- Died: 1765 London, England
- Resting place: St Clement Eastcheap, London
- Occupations: Organist, music publisher
- Relatives: Henry Purcell (grandfather) Edward Purcell (father)

= Edward Henry Purcell =

English organist and musician

Edward Henry Purcell (died 1765), organist, was the son of Edward Purcell and grandson of the English Baroque master, Henry Purcell. He was a chorister in the Chapel Royal in 1737. Upon the death of his father in 1740, he succeeded him as organist of St Clement, Eastcheap.

He was also organist of St Edmund, King and Martyr, between 10 September 1747 and 10 October 1753, from whence he became organist at St John, Hackney, all the while retaining his post at St Clement's. (N.B. the present Hackney church is a later building).
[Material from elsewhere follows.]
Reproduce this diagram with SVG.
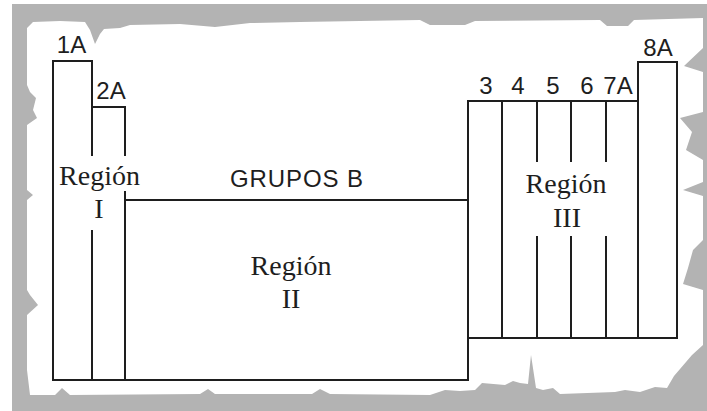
<svg xmlns="http://www.w3.org/2000/svg" width="707" height="411" viewBox="0 0 707 411">
<style>
.ln{stroke:#1e1e1e;stroke-width:2;fill:none;stroke-linecap:square}
.lbl{font-family:"Liberation Sans",Arial,sans-serif;font-size:24px;fill:#1e1e1e;text-anchor:middle}
.reg{font-family:"Liberation Serif","Times New Roman",serif;font-size:28px;fill:#1e1e1e;text-anchor:middle}
</style>
<g id="background">
<rect x="0" y="0" width="707" height="411" fill="#ffffff"/>
<rect x="12" y="4" width="695" height="407" fill="#b3b3b3"/>
<path fill="#ffffff" d="M27,28 L33,22 L60,21 L85,22 L90,30 L95,44 L100,34 L104,29 L120,28 L130,25 L180,24 L215,27 L250,23 L300,22 L360,21 L420,20 L430,25 L465,25 L475,21 L600,20 L607,26 L628,26 L634,20 L703,18 L703,48 L684,66 L703,72 L703,112 L680,118 L692,132 L686,150 L703,160 L703,182 L683,190 L703,196 L703,240 L693,250 L688,268 L683,284 L703,290 L703,345 L692,355 L674,376 L667,388 L655,387 L640,392 L625,390 L615,392 L560,394 L553,388 L548,389 L543,390 L536,388 L531,355 L528,384 L520,383 L513,381 L505,385 L482,383 L475,390 L460,391 L445,390 L430,395 L330,394 L320,389 L312,394 L215,394 L208,389 L200,394 L70,395 L62,388 L55,395 L30,395 L27,370 L27,315 L38,305 L30,295 L27,290 L27,200 L33,195 L27,190 L27,125 L37,118 L33,110 L36,98 L30,92 L27,85 Z"/>
</g>
<g id="region-I">
<path class="ln" d="M53,380 L53,61 L92,61 L92,155 M92,231 L92,380"/>
<path class="ln" d="M92,107 L125,107 L125,155 M125,192 L125,380"/>
<text class="lbl" x="71.5" y="53">1A</text>
<text class="lbl" x="111" y="99">2A</text>
<text class="reg" x="99.5" y="185">Región</text>
<text class="reg" x="99" y="218">I</text>
</g>
<g id="region-II">
<path class="ln" d="M125,200 L468,200 M53,380 L468,380 L468,101"/>
<text class="lbl" x="296.5" y="187" textLength="133" lengthAdjust="spacing">GRUPOS B</text>
<text class="reg" x="291" y="275">Región</text>
<text class="reg" x="291" y="308">II</text>
</g>
<g id="region-III">
<path class="ln" d="M468,101 L638,101 M468,338 L677,338 M502,101 L502,338 M537,101 L537,161 M537,237 L537,338 M571,101 L571,161 M571,237 L571,338 M606,101 L606,161 M606,237 L606,338"/>
<path class="ln" d="M638,338 L638,62 L677,62 L677,338"/>
<text class="lbl" x="486" y="94">3</text>
<text class="lbl" x="518" y="94">4</text>
<text class="lbl" x="553" y="94">5</text>
<text class="lbl" x="587" y="94">6</text>
<text class="lbl" x="618" y="94">7A</text>
<text class="lbl" x="658" y="56">8A</text>
<text class="reg" x="566" y="193">Región</text>
<text class="reg" x="567" y="227">III</text>
</g>
</svg>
At Hackney he was rebuked for lightness and for irregular attendance.

It may be that Edward Henry is the same Purcell, a printer, who was publishing music at the sign of the Handel's Head, Wood Street in 1751.

Evidently Edward Henry was living very close to poverty at the end of his life, for it was noted in the 20 June 1761 edition of the London Gazette that he was being pursued for debt:

An Act for Relief of Insolvent Debtors, I do hereby give Notice, That I intend to Compel Edward Henry Purcell, late of Mincing Lane, London, Musician, who is a Prisoner in the Custody of the Keeper of the King's Bench Prison, in the County of Surry, [...] to deliver in and subscribe upon Oath a Schedule of his Estate and Effects [...] Witness my hand the 22d day of June, 1761. Henry Saffory.

He was buried, alongside his father, near the organ gallery in St Clement Eastcheap.